Dallas' unique partnership with Central School District is generating excitement from children and the community alike. The wholesale effort to serve fresh foods cooked on site has even attracted local media coverage.

Mike Vetter, food service director for both districts, said food quality had become "a major concern" in Dallas under contractor Sodexo. Since food was cooked at a central site, distributed and reheated at schools, there was little staff could do to make meals more appealing to students.

Food service workers Sarah Smith, Teena Shilling and Alexandra VezosAdministrators in Dallas took note of the contrast with nearby Central, which offered locally grown produce, lunches prepared on site and a willingness to experiment.

New Dallas OSEA members are on the forefront of an improved food service program: Sarah Smith, Teena Shilling and Alexandra Vezos (pictured at left, from left to right) are cooking fresh food daily at Lyle Elementary. Shilling and Vezos are now district employees after working for Sodexo.

"(Dallas) wanted that exact same experience, with us cooking the food fresh at every school," Vetter said. "Food's not meant to be served from a hot box."

Shilling, head cook at Lyle Elementary School in Dallas, brought her commitment to and love for students over from the contractor to the school district. She said the new food is fresher and students have more options. While she was always treated well by fellow staff, she and fellow cook Vezos said they couldn't help but feel separate from district employees.

"When they'd have classified (employee) appreciation days, even though the teachers would say 'Go help yourself' (to food); I never felt right," Shilling said. "We didn't feel like part of the family."

Vetter said Dallas "hired the best we could … I can't tell you how thoroughly impressed I am with the staff we hired."
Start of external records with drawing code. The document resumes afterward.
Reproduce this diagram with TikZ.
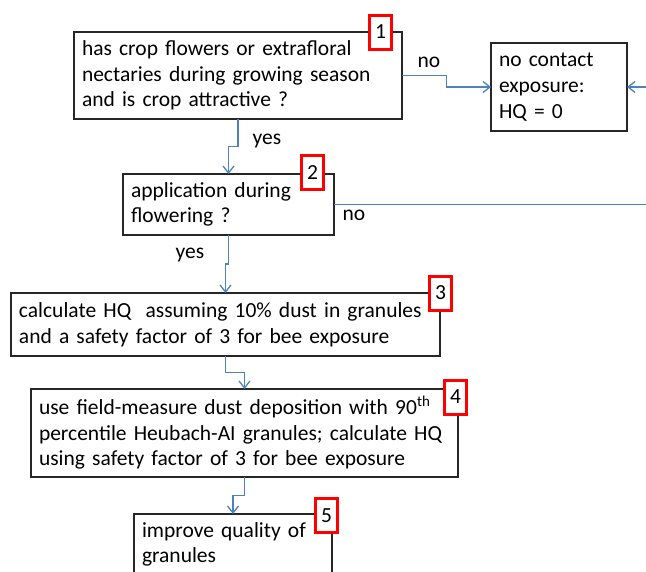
\documentclass[tikz,border=0pt]{standalone}
\usepackage{fontspec}
\setmainfont{Carlito}
\usetikzlibrary{arrows.meta}
\definecolor{flowblue}{RGB}{79,129,189}

\begin{document}
\begin{tikzpicture}[x=1pt, y=-1pt,
  box/.style={draw=black!85, line width=1.3pt, anchor=north west, align=left,
    inner xsep=8pt, inner ysep=0pt, outer sep=0pt,
    font=\fontsize{21.5}{25.7}\selectfont},
  badge/.style={draw=red, line width=3pt, fill=white, minimum width=22pt,
    minimum height=34pt, inner sep=0pt, font=\fontsize{21.5}{25.7}\selectfont},
  flow/.style={draw=flowblue, line width=1.3pt,
    -{Straight Barb[length=7pt,width=11pt]}},
  lbl/.style={anchor=base, font=\fontsize{21.5}{25.7}\selectfont}]

  \clip (0,0) rectangle (646,571);
  \coordinate (edge) at (646,0);

  % ----------------------------------------------------------------
  % boxes
  % ----------------------------------------------------------------
  \node[box, text width=312pt, minimum height=87pt] (q1) at (74,32)
    {has crop flowers or extrafloral\\nectaries during growing season\\and is crop attractive ?};
  \node[box, text width=120pt, minimum height=88pt] (nc) at (491,43)
    {no contact\\exposure:\\HQ = 0};
  \node[box, text width=195pt, minimum height=61pt] (q2) at (123,174)
    {application during\\flowering ?};
  \node[box, text width=413pt, minimum height=63pt] (c3) at (11,293)
    {calculate HQ~ assuming 10\% dust in granules\\and a safety factor of 3 for bee exposure};
  \node[box, text width=411pt, minimum height=88pt] (c4) at (31,389)
    {use field-measure dust deposition with 90\textsuperscript{th}\\percentile Heubach-AI granules; calculate HQ\\using safety factor of 3 for bee exposure};
  \node[box, text width=182pt, minimum height=61pt] (c5) at (134,514)
    {improve quality of\\granules};

  % numbered markers
  \foreach \n/\x/\y in {1/380.5/32, 2/312.5/172.5, 3/440.5/293,
                        4/455.5/397, 5/326.5/515.5} {
    \node[badge] (b\n) at (\x,\y) {\n};
  }

  % ----------------------------------------------------------------
  % connectors
  % ----------------------------------------------------------------
  \draw[flow] (q1.south) -- ++(0,27.5) -| (q2.north);
  \draw[flow] (q1.east) -- ++(44.5,0) |- (nc.west);
  \draw[flow] (q2.south) -- ++(0,29) -| (c3.north);
  \draw[flow] (c3.south) -- ++(0,16.5) -| (c4.north);
  \draw[flow] (c4.south) -- ++(0,18.5) -| (c5.north);
  \draw[flow, -] (q2.east) -- (q2.east -| edge);
  \draw[flow] (nc.east -| edge) -- (nc.east);

  % labels
  \node[lbl] (no1) at (429,67) {no};
  \node[lbl] (yes1) at (267,144) {yes};
  \node[lbl] (no2) at (354,220) {no};
  \node[lbl] (yes2) at (190,258) {yes};

\end{tikzpicture}
\end{document}
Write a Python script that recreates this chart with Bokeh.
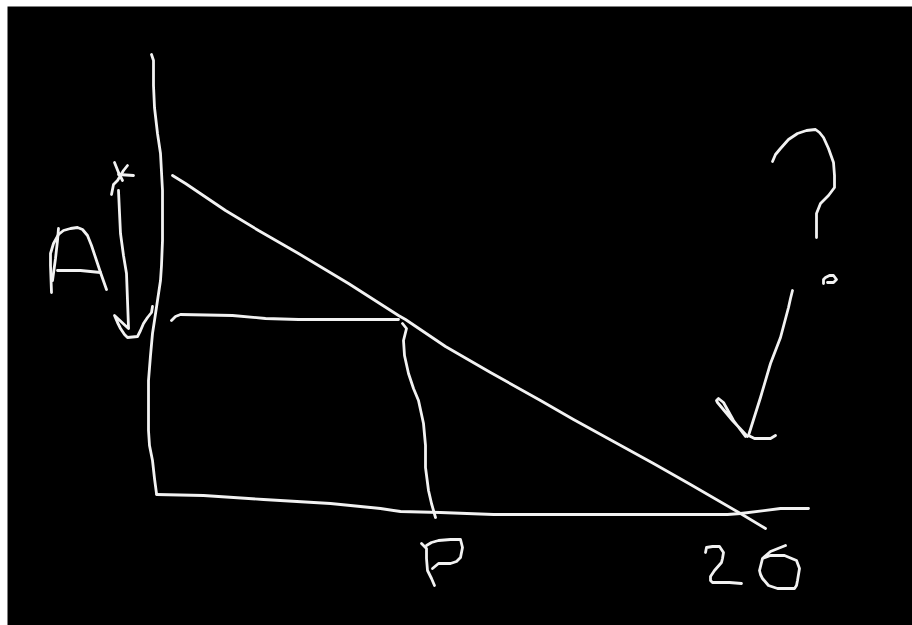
from bokeh.plotting import figure
from bokeh.embed import file_html
from bokeh.resources import INLINE
from bokeh.models import Range1d

# Hand-drawn strokes: (x values, y values)
y_axis_x = [151,153,153,154,157,160,162,162,161,160,157,154,152,150,148,148,149,152,154,156]
y_axis_y = [54,60,85,107,133,153,190,240,265,280,300,320,333,355,380,430,445,460,478,493]
x_axis_x = [156,203,263,330,380,400,440,493,727,740,780,808]
x_axis_y = [494,495,499,503,508,511,512,514,514,513,508,508]
diag_x = [172,185,225,258,298,348,398,405,445,490,540,573,613,653,690,740,765]
diag_y = [175,183,210,230,253,283,315,319,346,372,400,419,441,463,484,513,528]
horiz_x = [171,175,180,232,265,298,398]
horiz_y = [320,316,314,315,318,319,319]
drop_x = [402,406,403,404,408,413,418,423,425,425,428,431,435]
drop_y = [323,328,340,355,373,388,400,423,445,467,490,503,517]
p_stem_x = [421,426,426,427,431,434]
p_stem_y = [543,548,558,570,578,585]
p_bowl_x = [426,431,438,450,460,462,460,456,450,438,432]
p_bowl_y = [545,542,540,539,539,547,557,561,563,563,568]
two_x = [705,706,712,719,723,722,721,714,710,710,712,729,741]
two_y = [552,547,546,546,552,558,562,570,576,580,582,582,583]
six_x = [785,770,762,759,760,762,768,777,794,796,797,799,796,784,770,762]
six_y = [545,551,558,570,574,578,585,588,588,585,580,568,560,555,555,558]
a_left_x = [51,50,50,53,58,63,70,77,82,87,91,95,100,106]
a_left_y = [292,265,253,243,234,230,228,227,229,235,245,257,272,289]
a_second_x = [58,57,55,52]
a_second_y = [228,240,258,280]
a_bar_x = [57,80,100]
a_bar_y = [270,270,272]
x1_x = [114,118,122]
x1_y = [162,172,180]
x2_x = [127,123,117,113,111]
x2_y = [165,170,180,184,194]
x3_x = [118,133]
x3_y = [174,175]
shaft_x = [118,119,120,123,126,127,128]
shaft_y = [190,212,233,255,273,300,327]
head_x = [128,114,117,120,124,127,137,140,143,147,151,152]
head_y = [328,315,322,328,334,337,336,330,323,317,312,306]
q_x = [772,775,780,788,797,806,815,819,823,828,833,834,834,828,820,816,816]
q_y = [161,154,148,139,133,130,129,132,137,148,162,175,187,195,203,213,237]
dot_x = [823,823,825,829,833,836,833,827]
dot_y = [283,279,277,275,275,279,282,282]
arrow_x = [792,790,788,784,780,770,760,748,754,760,770,775]
arrow_y = [290,298,307,322,337,363,397,435,438,438,438,435]
arrow_head_x = [747,732,717,716,718,723,733,745]
arrow_head_y = [436,420,402,400,398,402,420,436]

strokes = [(y_axis_x,y_axis_y),(x_axis_x,x_axis_y),(diag_x,diag_y),(horiz_x,horiz_y),(drop_x,drop_y),
           (p_stem_x,p_stem_y),(p_bowl_x,p_bowl_y),(two_x,two_y),(six_x,six_y),
           (a_left_x,a_left_y),(a_second_x,a_second_y),(a_bar_x,a_bar_y),
           (x1_x,x1_y),(x2_x,x2_y),(x3_x,x3_y),(shaft_x,shaft_y),(head_x,head_y),
           (q_x,q_y),(dot_x,dot_y),(arrow_x,arrow_y),(arrow_head_x,arrow_head_y)]

p = figure(width=912, height=625, output_backend="svg", toolbar_location=None,
           x_range=Range1d(7,912), y_range=Range1d(625,6),
           background_fill_color="black", border_fill_color="white",
           min_border_left=7, min_border_top=6, min_border_right=0, min_border_bottom=0,
           outline_line_color=None)
p.axis.visible = False
p.grid.visible = False
for xs, ys in strokes:
    p.line(xs, ys, line_color="#f2f2f2", line_width=2.8, line_join="round", line_cap="round")

open("out.html","w").write(file_html(p, INLINE))
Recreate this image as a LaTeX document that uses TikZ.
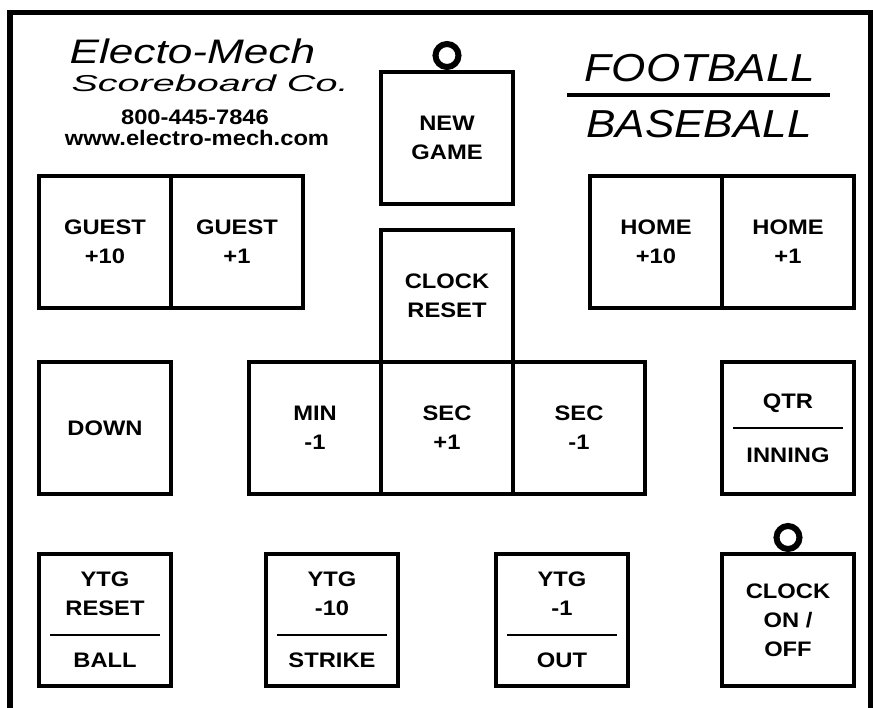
\documentclass[tikz,border=0pt]{standalone}
\usepackage{fontspec}
\setmainfont{Liberation Sans}
\newfontfamily\keyfont{Liberation Sans}[FakeStretch=1.13]
\newfontfamily\logofont{Liberation Sans}[FakeStretch=1.3]
\newfontfamily\companyfont{Liberation Sans}[FakeStretch=1.72]
\usetikzlibrary{positioning}

\begin{document}
\begin{tikzpicture}[x=1pt, y=-1pt,
    node distance=0pt,
    key/.style={draw, line width=4.5pt, outer sep=0pt, minimum width=132pt,
                minimum height=132pt, align=center,
                font=\keyfont\bfseries\fontsize{21}{29}\selectfont},
    knob/.style={draw, circle, line width=6pt, minimum size=23pt, inner sep=0pt},
    divider/.style={line width=2pt},
    logo/.style={anchor=base, font=\logofont\itshape\fontsize{37}{37}\selectfont},
    info/.style={anchor=base, font=\keyfont\bfseries\fontsize{21}{21}\selectfont}
  ]
  \useasboundingbox (0,0) rectangle (873,708);
  % panel frame
  \draw[line width=5.5pt] (10,708) -- (10,12.5) -- (870.5,12.5) -- (870.5,708);

  % maker and game titles
  \node[logo, anchor=base west, font=\logofont\itshape\fontsize{34}{34}\selectfont] (brand) at (66,64) {Electo-Mech};
  \node[logo, anchor=base west, font=\companyfont\itshape\fontsize{23}{23}\selectfont] (company) at (68,92) {Scoreboard Co.};
  \node[info] (phone) at (195,125) {800-445-7846};
  \node[info] (web)   at (197,146) {www.electro-mech.com};
  \node[logo, font=\keyfont\itshape\fontsize{39}{39}\selectfont] (football) at (700,82) {FOOTBALL};
  \node[logo, font=\keyfont\itshape\fontsize{39}{39}\selectfont] (baseball) at (699,138) {BASEBALL};
  \draw[line width=4.5pt] (567,95) -- (830,95);

  % score keys
  \node[key] (guestten) at (105,242) {GUEST\\+10};
  \node[key, right=of guestten] (guestone) {GUEST\\+1};
  \node[key] (hometen) at (656,242) {HOME\\+10};
  \node[key, right=of hometen] (homeone) {HOME\\+1};

  % clock keys
  \node[key] (newgame) at (447,138) {NEW\\GAME};
  \node[knob, above=2pt of newgame] (newknob) {};
  \node[key] (clockreset) at (447,296) {CLOCK\\RESET};
  \node[key, below=of clockreset] (secplus) {SEC\\+1};
  \node[key, left=of secplus]  (minminus) {MIN\\-1};
  \node[key, right=of secplus] (secminus) {SEC\\-1};

  \node[key] (down) at (105,428) {DOWN};
  \node[key] (qtr) at (788,428) {QTR\\[25pt]INNING};
  \draw[divider] ([xshift=11pt]qtr.west) -- ([xshift=-11pt]qtr.east);

  % bottom row
  \node[key] (ytgreset) at (105,620) {YTG\\RESET\\[23pt]BALL};
  \node[key] (ytgten)   at (332,620) {YTG\\-10\\[23pt]STRIKE};
  \node[key] (ytgone)   at (562,620) {YTG\\-1\\[23pt]OUT};
  \foreach \k in {ytgreset, ytgten, ytgone}
    \draw[divider] ([xshift=11pt, yshift=-15pt]\k.west) -- ([xshift=-11pt, yshift=-15pt]\k.east);
  \node[key] (clockon) at (788,620) {CLOCK\\ON /\\OFF};
  \node[knob, above=2pt of clockon] (clockknob) {};
\end{tikzpicture}
\end{document}
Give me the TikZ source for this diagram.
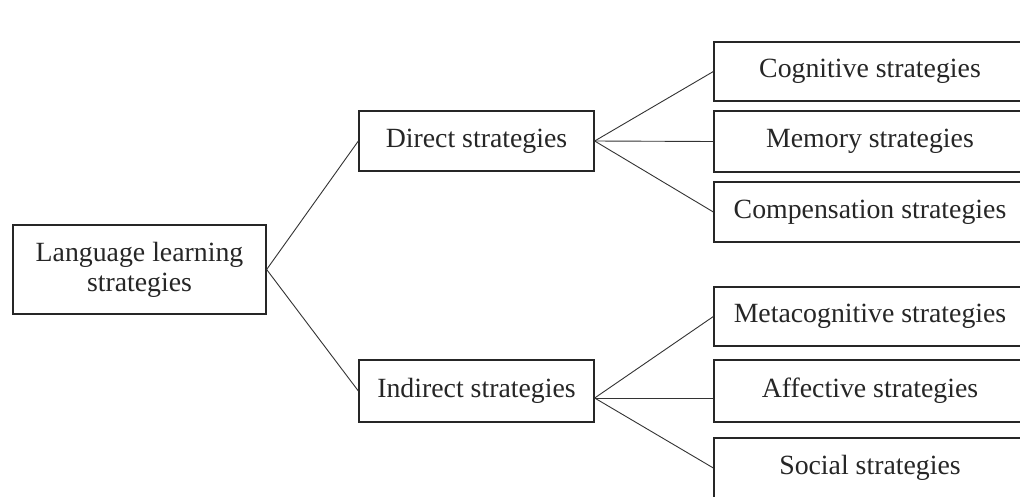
\documentclass[tikz,border=0pt]{standalone}
\usepackage{fontspec}
\setmainfont{Liberation Serif}
\begin{document}
\begin{tikzpicture}[x=1pt,y=-1pt,
  box/.style={draw=black!85, line width=1.3pt, rectangle, inner sep=0pt, align=center,
    font=\fontsize{27.8}{30}\selectfont, text=black!85},
  link/.style={draw=black!80, line width=0.9pt}]
\useasboundingbox (0,0) rectangle (1020,496);
\clip (0,0) rectangle (1020,496);
\fill[white] (0,0) rectangle (1020,496);
\node[box, minimum width=253pt, minimum height=89pt] (root) at (139.5,269.5) {Language learning\\strategies};
\node[box, minimum width=235pt, minimum height=60pt] (direct) at (476.5,141) {Direct strategies};
\node[box, minimum width=235pt, minimum height=62pt] (indirect) at (476.5,391) {Indirect strategies};
\node[box, minimum width=312pt, minimum height=59pt] (cog) at (870,71.5) {Cognitive strategies};
\node[box, minimum width=312pt, minimum height=61pt] (mem) at (870,141.5) {Memory strategies};
\node[box, minimum width=312pt, minimum height=60pt] (comp) at (870,212) {Compensation strategies};
\node[box, minimum width=312pt, minimum height=59pt] (meta) at (870,316.5) {Metacognitive strategies};
\node[box, minimum width=312pt, minimum height=62pt] (aff) at (870,391) {Affective strategies};
\node[box, minimum width=312pt, minimum height=60pt] (soc) at (870,468) {Social strategies};
\coordinate (ij) at ([yshift=-7pt]indirect.east);
\draw[link] (root.east) -- (direct.west);
\draw[link] (root.east) -- (indirect.west);
\draw[link] (direct.east) -- (cog.west);
\draw[link] (direct.east) -- (mem.west);
\draw[link] (direct.east) -- (comp.west);
\draw[link] (ij) -- (meta.west);
\draw[link] (ij) -- (ij -| aff.west);
\draw[link] (ij) -- (soc.west);
\end{tikzpicture}
\end{document}
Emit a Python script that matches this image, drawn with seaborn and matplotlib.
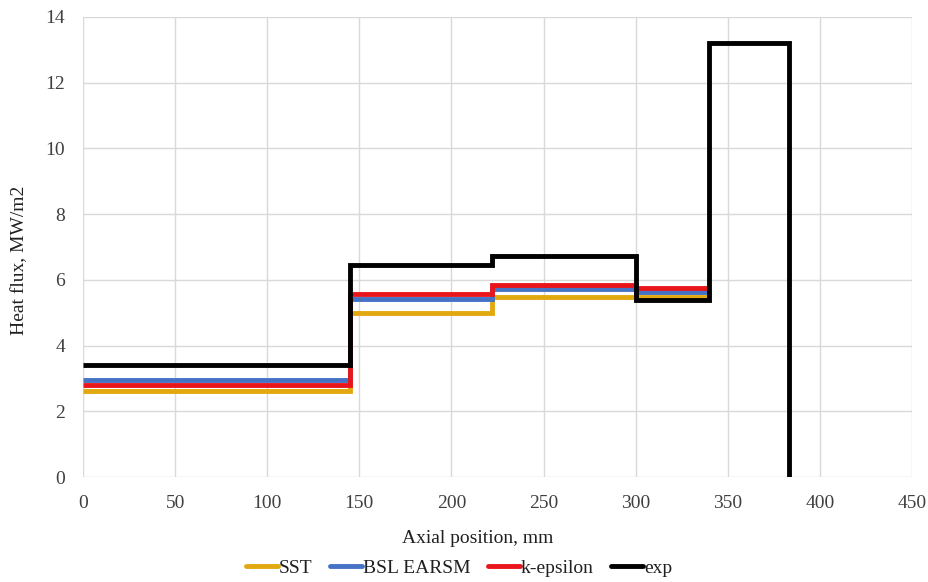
import matplotlib
matplotlib.use("Agg")
import matplotlib.pyplot as plt
import seaborn as sns
import pandas as pd
from matplotlib.lines import Line2D

# Data (step edges and values)
model_x = [0, 145, 222, 300, 340]
sst = [2.62, 5.0, 5.49, 5.49, 5.49]
bsl = [2.95, 5.41, 5.73, 5.64, 5.64]
keps = [2.80, 5.56, 5.84, 5.76, 5.76]
exp_x = [0, 145, 222, 300, 340, 383, 383]
exp = [3.40, 6.45, 6.73, 5.38, 13.2, 13.2, 0.0]

series_names = ["SST", "BSL EARSM", "k-epsilon", "exp"]
colors = ["#E2A80F", "#4472C4", "#E8151B", "#000000"]

rows = []
for name, vals in zip(series_names[:3], [sst, bsl, keps]):
    for x, v in zip(model_x, vals):
        rows.append((name, x, v))
for x, v in zip(exp_x, exp):
    rows.append(("exp", x, v))
df = pd.DataFrame(rows, columns=["series", "x", "y"])

sns.set_theme(style="white")
plt.rcParams["font.family"] = ["Liberation Serif", "DejaVu Serif"]

FS = 14
fig = plt.figure(figsize=(9.29, 5.82), dpi=100)
ax = fig.add_axes([0.0893, 0.1804, 0.8924, 0.7904])

for name, col in zip(series_names, colors):
    sub = df[df["series"] == name]
    sns.lineplot(data=sub, x="x", y="y", ax=ax, color=col, lw=3.5,
                 drawstyle="steps-post", sort=False, estimator=None,
                 legend=False, solid_joinstyle="miter", solid_capstyle="butt")

ax.set_xlim(0, 450)
ax.set_ylim(0, 14)
ax.set_xticks(range(0, 451, 50))
ax.set_yticks(range(0, 15, 2))
ax.grid(True, color="#D9D9D9", lw=1)
ax.set_axisbelow(True)
for s in ax.spines.values():
    s.set_visible(False)
ax.tick_params(axis="x", length=0, labelsize=FS, colors="#404040", pad=13)
ax.tick_params(axis="y", length=0, labelsize=FS, colors="#404040", pad=13)
ax.set_xlabel("Axial position, mm", fontsize=FS, color="#202020")
ax.set_ylabel("Heat flux, MW/m2", fontsize=FS, color="#202020")
ax.xaxis.label.set_va("center")
ax.yaxis.label.set_va("center")
ax.xaxis.set_label_coords(0.4765, -0.1326)
ax.yaxis.set_label_coords(-0.076, 0.472)

handles = [Line2D([0], [0], color=c, lw=3.5) for c in colors]
leg = fig.legend(handles, series_names, loc="center", bbox_to_anchor=(459 / 929, 1 - 568 / 582),
                 ncol=4, frameon=False, fontsize=FS, handlelength=1.65,
                 handletextpad=0.05, columnspacing=0.9, borderpad=0, borderaxespad=0)
for t in leg.get_texts():
    t.set_color("#202020")

fig.savefig("out.png", dpi=100)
Vezos said the return to local control of food service means on-site staff members have more leeway to make changes. Now they can ask a supervisor or the principal. Under the top-down system at Sodexho, she said, the chain of command was much more daunting. This also allows the kitchen staff to get word out in advance if a menu item is changing: for example, serving fish instead of chicken due to supply issues.

Shilling senses a shift in the institutional mission: "I feel like we are no longer in it for the money rather than the kids."

Stronger nutritional requirements have also nudged food service departments into finding and developing meals children are still willing to eat. While the Dallas program is still evolving, Shilling pointed out little changes such as no longer serving pepperoni with pizza and removing ranch dressing from the salad bar.

"It's a lot of work with the government regulations, but we're able to achieve my goals of trying to get kids to eat and enjoy food again at the schools," Vetter said.

This willingness to experiment has been a hit with students, said Sarah Smith, a new employee who handles clerical duties in the food service department. Kiwi, cauliflower, fresh spinach and sliced peppers are generating curiosity with appearances on the fresh fruit and salad bar.

"I've had several kids come through with something and say, 'I've never had this before. What is it?'" Smith said. "It's crazy how much kids love the red peppers."

"If a student gets the choice of what they want to eat, it improves the learning process," Vezos said. "(For) some kids, this is the only meal they get some days."